Cemitério de afectos 

Este tema só despertou em mim por o ver abordado no Notícias Magazine, porque é mesmo de cemitério que se trata –e eu, mesmo os meus mortos reais, não os visito nessa sua derradeira morada-, ainda que seja um cemitério sem flores nem saudade.
Pela nossa vida vamos procurando e, pontualmente, encontrando aquelas pessoas que julgamos personificar o amor de que se precisa para se respirar fluentemente. Não direi os mais sortudos porque em boa verdade não acredito que o sejam, mas alguns de nós acertam à primeira, ou não se dão ao trabalho de procurar melhor, não sei bem. Outros de nós enganam-se sucessivas vezes.
Nesses enganos, em cada um desses enganos, há uma parte de nós que se entrega, que se molda, que recebe, que acredita, que quer, que aceita. A relação dura enquanto pode e após terminar, de mútuo acordo ou não, fecha-se a gaveta. Ou assim deveria ser. Esse amor, quando o foi verdadeiramente, não pode transformar-se em nada senão numa gaveta fechada. Assim como quando começámos por ser pobres, depois enriquecemos e voltámos a ser pobres. Já não conseguimos aceitar a pobreza como a aceitávamos antes de conhecer algo melhor. Com os amores é a mesma coisa. Não podemos voltar a ser amigos de quem, em determinado momento, foi mais do que isso.
Essas pessoas, a quem nos entregámos, que com amor recebemos, deixam de ter lugar na nossa vida. Não existe uma arrecadação onde, salutarmente, as possamos guardar.

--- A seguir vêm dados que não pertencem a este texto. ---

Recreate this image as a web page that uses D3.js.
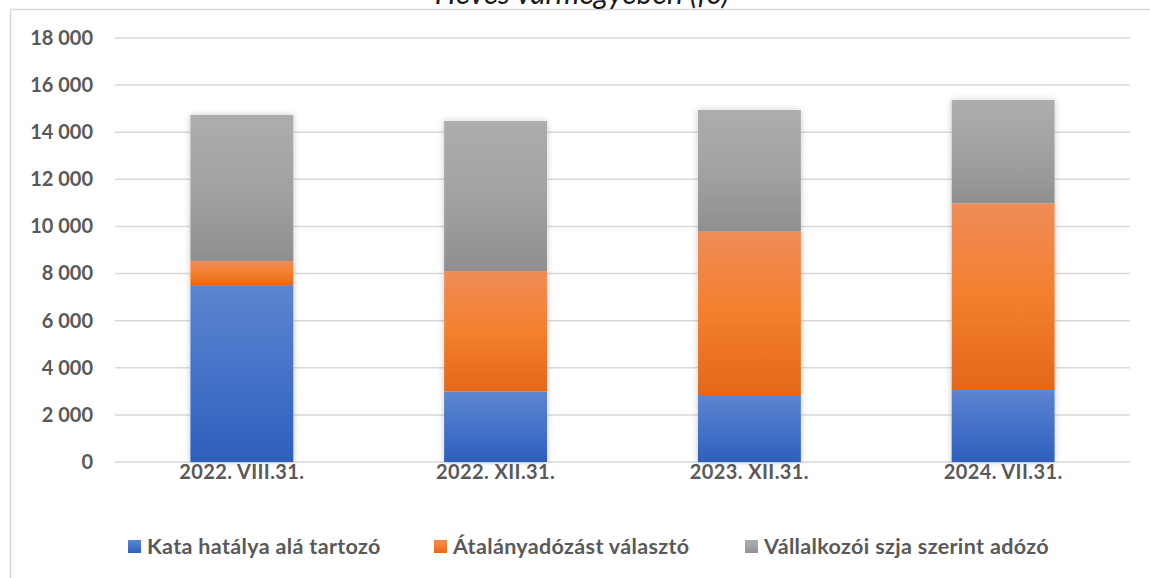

Presume-se que, entre pessoas civilizadas, a relação de amizade se mantenha, até porque os amigos, os interesses, os hábitos continuam a ser os mesmos. Mas isso é, se não outra coisa mais inqualificável, um total desrespeito pelo amor que sentimos.
Nunca me pesou rasgar folhas da minha vida passada, rasgar fotografias e cartas, números de telefone e bilhetes de cinema gatafunhados. Até as memórias, que essas só existem enquanto as fizermos perdurar. É assim que temos espaço para recomeçar. É assim que faz sentido. É assim que pode ser.
Como podemos recomeçar o processo da entrega se parte de nós está ainda na memória dessa outra história? Como podemos ter a vida ordenada se abrimos uma gaveta sem termos fechado outra? Quem se entende em tamanho caos? Cada gaveta aberta tem um mundo lá dentro. Um mundo que não podemos renegar porque faz parte de quem somos. Mas quem somos hoje, ainda que resultante do que fomos ontem, não quem fomos ontem misturado com o que somos hoje.
Os afectos gerem-se com dificuldade, exigem alguma perícia mas, acima de tudo, exigem uma entrega total. Por isso não é na Terra do Nunca que devemos arrumar as chaves das gavetas que fechámos; é na Terra de Ninguém.